Ties are so unapologetically standardized even though we're seduced into believing there are "risky" ones out there. What really changes? The width, the patterns, colour schemes, fabrics, the knots that we make...oh I guess that is kind of a lot. But what would it take to revolutionize our ties? To sensitize (not sanitize) ties. Oh puns or alliteration or rhyme or whatever the fuck. Let me know if it gets sickening and/or if you'd be willing to pay me to play with words all day. It's not like I'm getting any other work done right now.

6 comments:

Alistair LaQuisha Spiritrunner said...

It's interesting what you say about the connection between fashion and mourning. Reading your blog I was reminded of going through my mom's clothes after she died. Some of the clothes went to my sisters-in-law. I didn't keep any of her actual clothes for myself. But, for some reason, when we were gathering the her stuff to give to goodwill, I hid all of her purses in my closet. They are still there. I am really not sure why I did it, but I guess they seemed to signify my mom to me more than any of her clothes. It's not that they are all that fashionable (some of them are down right strange, like the one that looks just like a picnic basket and is yet probably my favorite)...it's just that they are so inextricably tied to her. It's strange how certain articles of clothes or accessories can come to represent someone so completely.

But back to ties...and specifically your dad's ties. I am reminded also of the fact that I wore one of your dad's ties (his knot still intact) to my ex-girlfriend's lesbian wedding.

Little Ms Whatshertights said...

thank you for sharing that. i just got teary reading your story. i love that you kept her purses and "hid" them. at first i felt like i needed to hide the clothes i wanted to keep for myself. but when i told my mom i was taking some ties she thought it was sweet and my sentimentality surprised her considering how robotically i went about going through the closet. she couldn't be in the bedroom with me as i did this work (which actually took three days). but i'm so glad i took this on. it gave me a different perspective on his death and life in a significant way. three important days of my life that i'll never forget.

you are welcome to wear that tie again.

Rodney said...

These relics act as a bridge. From the past they find new life in the present, and we carry the lives that inhabit the relics. My pop-pop’s threadbare blue jacket: I imagine his smile, his cologne (or absence-trout/or burned coffee) and his voice saying, “Howdy.” I tried to toss it once, but Casey brought me back to my senses. I will wear it till it dissolves. Family Ties: I love ties. However, I just adore ascots.
Heck, I just love going ball out in costumes.

lady_a said...

i only saved some classy t-shirts of my mom's: the one you've seen me wear almost nightly, "miller's girl's night out" along with ones about Stress and PMS.

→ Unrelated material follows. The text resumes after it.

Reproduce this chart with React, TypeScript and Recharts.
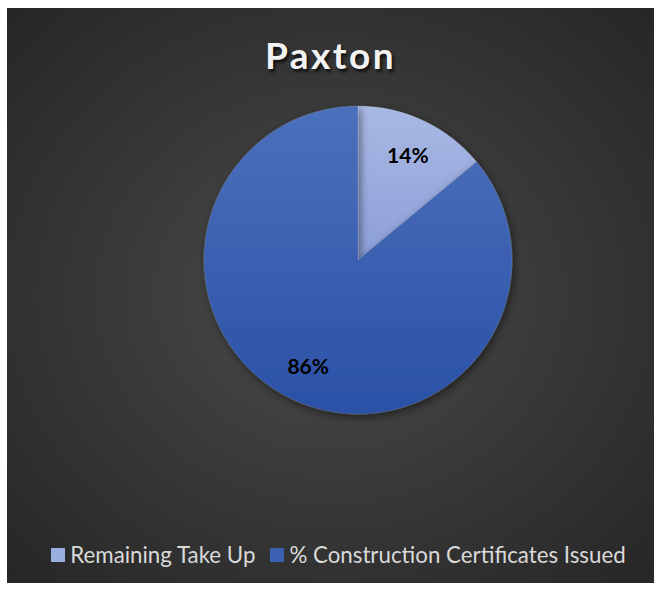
import { Cell, Legend, Pie, PieChart } from "recharts";

const categories = ["Remaining Take Up", "% Construction Certificates Issued"];
const values = [14, 86];
const labels = ["14%", "86%"];

const GRADIENTS = [
  ["#A9B9E4", "#8C9FD9"],
  ["#4C70BC", "#2A51A6"],
];
const LEGEND_COLORS = ["#9AAEE0", "#3A60B2"];

const data = categories.map((name, i) => ({ name, value: values[i], label: labels[i] }));

const RADIAN = Math.PI / 180;

function renderLabel(props: any) {
  const { cx, cy, midAngle, outerRadius, index } = props;
  const r = outerRadius * 0.76;
  const x = cx + r * Math.cos(-midAngle * RADIAN);
  const y = cy + r * Math.sin(-midAngle * RADIAN);
  return (
    <text
      x={x}
      y={y}
      fill="#000000"
      textAnchor="middle"
      dominantBaseline="central"
      fontFamily="Lato, 'Open Sans', sans-serif"
      fontWeight={700}
      fontSize={21}
    >
      {data[index].label}
    </text>
  );
}

function LegendContent() {
  return (
    <div
      style={{
        display: "flex",
        justifyContent: "center",
        alignItems: "center",
        gap: 15,
        paddingLeft: 16,
      }}
    >
      {data.map((d, i) => (
        <div key={d.name} style={{ display: "flex", alignItems: "center" }}>
          <span
            style={{
              display: "inline-block",
              width: 14,
              height: 14,
              background: LEGEND_COLORS[i],
              marginRight: 5,
            }}
          />
          <span style={{ color: "#D9D9D9", fontSize: 22.3 }}>{d.name}</span>
        </div>
      ))}
    </div>
  );
}

export default function App() {
  return (
    <div
      style={{
        position: "absolute",
        left: 7,
        top: 8,
        width: 647,
        height: 575,
        background: "radial-gradient(ellipse at 50% 50%, #4b4b4b 0%, #3a3a3a 45%, #262626 100%)",
        fontFamily: "Lato, 'Open Sans', sans-serif",
      }}
    >
      <div
        style={{
          position: "absolute",
          top: 24,
          width: "100%",
          textAlign: "center",
          color: "#F2F2F2",
          fontSize: 37,
          fontWeight: 700,
          letterSpacing: 2.5,
          textShadow: "2px 3px 3px rgba(0,0,0,0.7)",
        }}
      >
        Paxton
      </div>
      <PieChart
        width={647}
        height={575}
        margin={{ top: 0, right: 0, bottom: 0, left: 0 }}
        style={{ position: "absolute", left: 0, top: 0 }}
      >
        <defs>
          {GRADIENTS.map((g, i) => (
            <linearGradient key={i} id={`slice-${i}`} x1="0" y1="0" x2="0" y2="1">
              <stop offset="0%" stopColor={g[0]} />
              <stop offset="100%" stopColor={g[1]} />
            </linearGradient>
          ))}
          <filter id="pie-shadow" x="-20%" y="-20%" width="140%" height="140%">
            <feDropShadow dx="2" dy="3" stdDeviation="4" floodColor="#000" floodOpacity="0.5" />
          </filter>
        </defs>
        <Pie
          data={data}
          dataKey="value"
          nameKey="name"
          cx={351}
          cy={252}
          outerRadius={154}
          startAngle={90}
          endAngle={-270}
          stroke="rgba(255,255,255,0.15)"
          strokeWidth={0.75}
          label={renderLabel}
          labelLine={false}
          isAnimationActive={false}
          style={{ filter: "url(#pie-shadow)" }}
        >
          {data.map((_, i) => (
            <Cell key={`cell-${i}`} fill={`url(#slice-${i})`} />
          ))}
        </Pie>
        <Legend
          verticalAlign="bottom"
          align="center"
          wrapperStyle={{ bottom: 15 }}
          content={LegendContent}
        />
      </PieChart>
    </div>
  );
}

it's strange how, at one time, our styles were actually very similar--before discovering that fat girls can wear sexy, stylish clothes, too--now, these t's serve as a memory of both my mother and of an old me.

pisces76 said...

Thank you for writing this blog!

After my grandpa died we had to clean out his closet from the assisted living place. As I removed his neatly pressed pants from the hangers I discovered a folder newspaper under each pair. He had been padding his hangers with newspapers to keep a line from forming on his pants! Most of the newspapers were from the 1950s and 60's because he'd been using the hangers for over 50 years.

My grandpa also loved to wear these big thick rainbow suspenders. My mom wanted him to be buried in these glorious suspenders - but the rest of the family was vocally opposed.

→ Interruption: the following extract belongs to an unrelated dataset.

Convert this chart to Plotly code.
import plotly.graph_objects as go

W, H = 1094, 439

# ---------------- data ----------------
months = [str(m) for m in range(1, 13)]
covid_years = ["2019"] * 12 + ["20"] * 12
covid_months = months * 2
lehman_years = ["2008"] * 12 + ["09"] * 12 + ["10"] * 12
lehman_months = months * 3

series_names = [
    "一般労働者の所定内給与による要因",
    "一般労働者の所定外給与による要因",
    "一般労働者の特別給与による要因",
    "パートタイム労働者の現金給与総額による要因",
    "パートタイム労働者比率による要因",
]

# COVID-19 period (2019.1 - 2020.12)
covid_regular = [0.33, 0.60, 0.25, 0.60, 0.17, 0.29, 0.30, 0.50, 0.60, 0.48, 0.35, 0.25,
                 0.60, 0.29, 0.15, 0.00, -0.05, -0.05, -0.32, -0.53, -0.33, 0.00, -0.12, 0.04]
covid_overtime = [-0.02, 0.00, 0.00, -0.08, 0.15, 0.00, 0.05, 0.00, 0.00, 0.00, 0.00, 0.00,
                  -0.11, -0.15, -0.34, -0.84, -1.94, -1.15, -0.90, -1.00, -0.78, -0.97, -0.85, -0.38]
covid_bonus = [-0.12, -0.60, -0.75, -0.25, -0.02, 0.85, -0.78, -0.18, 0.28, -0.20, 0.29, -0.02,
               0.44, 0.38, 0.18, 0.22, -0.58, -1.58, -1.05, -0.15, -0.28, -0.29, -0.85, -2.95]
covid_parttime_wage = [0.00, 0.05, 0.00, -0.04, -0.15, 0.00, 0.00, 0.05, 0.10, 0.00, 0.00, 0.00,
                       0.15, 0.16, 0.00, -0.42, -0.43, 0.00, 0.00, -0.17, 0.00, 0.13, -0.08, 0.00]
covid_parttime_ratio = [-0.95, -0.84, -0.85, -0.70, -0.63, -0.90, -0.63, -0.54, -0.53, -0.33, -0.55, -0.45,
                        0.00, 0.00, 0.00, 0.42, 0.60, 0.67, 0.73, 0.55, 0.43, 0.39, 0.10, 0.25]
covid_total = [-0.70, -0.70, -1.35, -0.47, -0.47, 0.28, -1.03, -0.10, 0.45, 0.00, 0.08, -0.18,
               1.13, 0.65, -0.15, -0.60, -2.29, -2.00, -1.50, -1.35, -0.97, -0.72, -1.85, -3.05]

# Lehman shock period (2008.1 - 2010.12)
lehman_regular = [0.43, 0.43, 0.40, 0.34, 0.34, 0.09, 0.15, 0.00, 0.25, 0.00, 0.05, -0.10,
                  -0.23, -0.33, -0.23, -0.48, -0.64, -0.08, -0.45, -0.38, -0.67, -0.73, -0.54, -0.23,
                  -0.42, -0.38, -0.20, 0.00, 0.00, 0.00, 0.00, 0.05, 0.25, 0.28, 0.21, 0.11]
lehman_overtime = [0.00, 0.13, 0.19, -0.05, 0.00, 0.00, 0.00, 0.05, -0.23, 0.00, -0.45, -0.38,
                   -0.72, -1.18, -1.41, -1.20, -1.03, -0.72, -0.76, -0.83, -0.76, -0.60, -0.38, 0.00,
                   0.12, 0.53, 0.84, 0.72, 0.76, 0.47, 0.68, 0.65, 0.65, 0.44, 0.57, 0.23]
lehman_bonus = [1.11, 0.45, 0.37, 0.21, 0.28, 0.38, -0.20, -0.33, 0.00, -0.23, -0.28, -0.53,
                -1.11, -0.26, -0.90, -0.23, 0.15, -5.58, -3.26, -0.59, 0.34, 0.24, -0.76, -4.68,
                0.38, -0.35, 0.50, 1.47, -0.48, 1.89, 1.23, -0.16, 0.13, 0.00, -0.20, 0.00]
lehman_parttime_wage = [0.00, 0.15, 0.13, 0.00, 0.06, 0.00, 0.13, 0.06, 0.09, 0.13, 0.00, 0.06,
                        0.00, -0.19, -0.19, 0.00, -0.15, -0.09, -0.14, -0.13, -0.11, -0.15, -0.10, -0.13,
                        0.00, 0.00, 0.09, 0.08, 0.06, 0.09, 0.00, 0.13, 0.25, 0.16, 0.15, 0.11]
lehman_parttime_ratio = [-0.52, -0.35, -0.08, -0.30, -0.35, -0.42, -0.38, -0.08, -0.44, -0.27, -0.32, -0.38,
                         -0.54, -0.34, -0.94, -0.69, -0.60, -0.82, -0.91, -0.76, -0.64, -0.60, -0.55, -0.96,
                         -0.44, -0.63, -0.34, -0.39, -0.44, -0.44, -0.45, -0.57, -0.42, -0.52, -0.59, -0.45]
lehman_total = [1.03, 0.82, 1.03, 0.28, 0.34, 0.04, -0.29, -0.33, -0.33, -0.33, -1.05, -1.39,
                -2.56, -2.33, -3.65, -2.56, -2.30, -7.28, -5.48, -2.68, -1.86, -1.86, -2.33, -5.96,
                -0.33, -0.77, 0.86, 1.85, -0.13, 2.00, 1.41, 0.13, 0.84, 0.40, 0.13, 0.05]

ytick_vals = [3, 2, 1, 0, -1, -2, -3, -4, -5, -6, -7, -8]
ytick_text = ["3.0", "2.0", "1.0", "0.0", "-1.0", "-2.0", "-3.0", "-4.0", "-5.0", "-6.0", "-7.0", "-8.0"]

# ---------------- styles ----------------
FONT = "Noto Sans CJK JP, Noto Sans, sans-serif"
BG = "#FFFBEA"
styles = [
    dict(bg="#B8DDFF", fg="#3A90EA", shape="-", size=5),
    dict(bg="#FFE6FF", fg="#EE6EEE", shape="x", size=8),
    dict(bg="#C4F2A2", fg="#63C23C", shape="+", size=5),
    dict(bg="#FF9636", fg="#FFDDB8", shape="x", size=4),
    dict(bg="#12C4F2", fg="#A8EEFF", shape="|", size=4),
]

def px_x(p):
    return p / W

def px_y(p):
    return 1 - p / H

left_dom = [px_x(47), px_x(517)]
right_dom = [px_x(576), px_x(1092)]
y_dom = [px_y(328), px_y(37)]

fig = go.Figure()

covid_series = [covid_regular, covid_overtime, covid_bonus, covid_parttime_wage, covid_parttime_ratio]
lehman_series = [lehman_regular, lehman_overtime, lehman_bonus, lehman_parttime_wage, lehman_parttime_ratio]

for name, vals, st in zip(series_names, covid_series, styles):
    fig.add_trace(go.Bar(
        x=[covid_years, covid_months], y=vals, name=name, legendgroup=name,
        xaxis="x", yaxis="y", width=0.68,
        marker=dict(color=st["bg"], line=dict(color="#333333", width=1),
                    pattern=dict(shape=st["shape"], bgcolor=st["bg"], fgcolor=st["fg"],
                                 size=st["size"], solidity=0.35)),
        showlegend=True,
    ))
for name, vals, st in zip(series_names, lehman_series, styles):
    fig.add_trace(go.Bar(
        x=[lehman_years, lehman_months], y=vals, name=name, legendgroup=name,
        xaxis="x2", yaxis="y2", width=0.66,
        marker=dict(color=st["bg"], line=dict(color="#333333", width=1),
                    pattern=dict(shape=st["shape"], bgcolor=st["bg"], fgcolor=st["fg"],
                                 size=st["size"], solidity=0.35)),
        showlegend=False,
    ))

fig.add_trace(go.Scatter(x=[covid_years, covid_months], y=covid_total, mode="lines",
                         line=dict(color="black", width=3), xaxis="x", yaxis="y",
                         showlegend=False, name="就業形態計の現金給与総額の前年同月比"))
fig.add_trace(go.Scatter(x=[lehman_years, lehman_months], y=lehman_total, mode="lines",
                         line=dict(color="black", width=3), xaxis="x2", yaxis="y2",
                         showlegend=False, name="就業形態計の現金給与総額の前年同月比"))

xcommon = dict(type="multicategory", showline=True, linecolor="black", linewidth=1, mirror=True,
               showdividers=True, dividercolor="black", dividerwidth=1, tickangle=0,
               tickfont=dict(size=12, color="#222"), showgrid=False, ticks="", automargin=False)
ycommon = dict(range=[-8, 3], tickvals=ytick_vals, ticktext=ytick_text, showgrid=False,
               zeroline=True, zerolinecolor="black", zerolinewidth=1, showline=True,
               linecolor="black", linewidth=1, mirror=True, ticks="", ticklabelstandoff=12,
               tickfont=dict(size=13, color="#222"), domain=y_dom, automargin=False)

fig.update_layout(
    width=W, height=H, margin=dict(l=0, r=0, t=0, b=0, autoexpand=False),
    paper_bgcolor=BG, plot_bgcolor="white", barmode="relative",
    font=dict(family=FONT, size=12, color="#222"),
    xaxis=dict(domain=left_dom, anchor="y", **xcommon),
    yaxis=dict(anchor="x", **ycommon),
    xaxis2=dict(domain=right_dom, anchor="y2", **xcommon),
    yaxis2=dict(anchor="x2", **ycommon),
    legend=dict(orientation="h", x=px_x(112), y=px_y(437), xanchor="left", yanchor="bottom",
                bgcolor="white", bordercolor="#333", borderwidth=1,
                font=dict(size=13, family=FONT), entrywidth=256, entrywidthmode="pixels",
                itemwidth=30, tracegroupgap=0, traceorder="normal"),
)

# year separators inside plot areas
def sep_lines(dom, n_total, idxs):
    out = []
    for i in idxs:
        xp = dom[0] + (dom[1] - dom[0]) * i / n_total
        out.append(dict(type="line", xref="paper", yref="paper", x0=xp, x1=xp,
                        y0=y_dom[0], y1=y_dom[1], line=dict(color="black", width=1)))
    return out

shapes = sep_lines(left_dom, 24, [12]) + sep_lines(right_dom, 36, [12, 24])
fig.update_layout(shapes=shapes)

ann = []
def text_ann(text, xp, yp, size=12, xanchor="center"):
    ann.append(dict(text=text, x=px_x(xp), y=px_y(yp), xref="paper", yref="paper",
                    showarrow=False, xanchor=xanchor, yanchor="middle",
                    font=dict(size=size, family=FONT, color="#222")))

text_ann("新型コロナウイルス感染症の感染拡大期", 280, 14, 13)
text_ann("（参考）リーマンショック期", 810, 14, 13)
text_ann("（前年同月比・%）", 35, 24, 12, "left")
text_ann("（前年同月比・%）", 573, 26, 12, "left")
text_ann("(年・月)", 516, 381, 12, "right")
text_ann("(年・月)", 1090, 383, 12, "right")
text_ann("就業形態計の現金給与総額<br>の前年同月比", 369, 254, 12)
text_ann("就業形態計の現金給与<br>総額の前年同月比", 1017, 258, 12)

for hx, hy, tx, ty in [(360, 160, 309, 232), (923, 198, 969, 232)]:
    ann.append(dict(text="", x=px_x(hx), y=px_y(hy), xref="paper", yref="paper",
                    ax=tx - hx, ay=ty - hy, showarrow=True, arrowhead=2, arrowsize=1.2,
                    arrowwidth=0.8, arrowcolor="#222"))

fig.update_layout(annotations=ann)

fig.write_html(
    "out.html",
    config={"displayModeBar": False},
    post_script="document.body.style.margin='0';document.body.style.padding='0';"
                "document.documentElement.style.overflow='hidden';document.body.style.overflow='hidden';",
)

At his wake my mom set out a bunch of his favorite t-shirts. These included one I sent from Guatemala with the UNRG's political symbol, a big yellow ear of corn, right in the middle. There was also one he made himself with an iron-on turtle and the message: you only make progress when you stick your neck out. His union and anti-war shirts also draped the table. All were faded and well-worn. At night I sleep in the turtle shirt dream of my grandpa.

Little Ms Whatshertights said...

I feel so choked up reading this sweet sweet memory, Pisces '76. Thanks so much for sharing. Thanks to all of you who have shared stories here. I love this. Keep writing!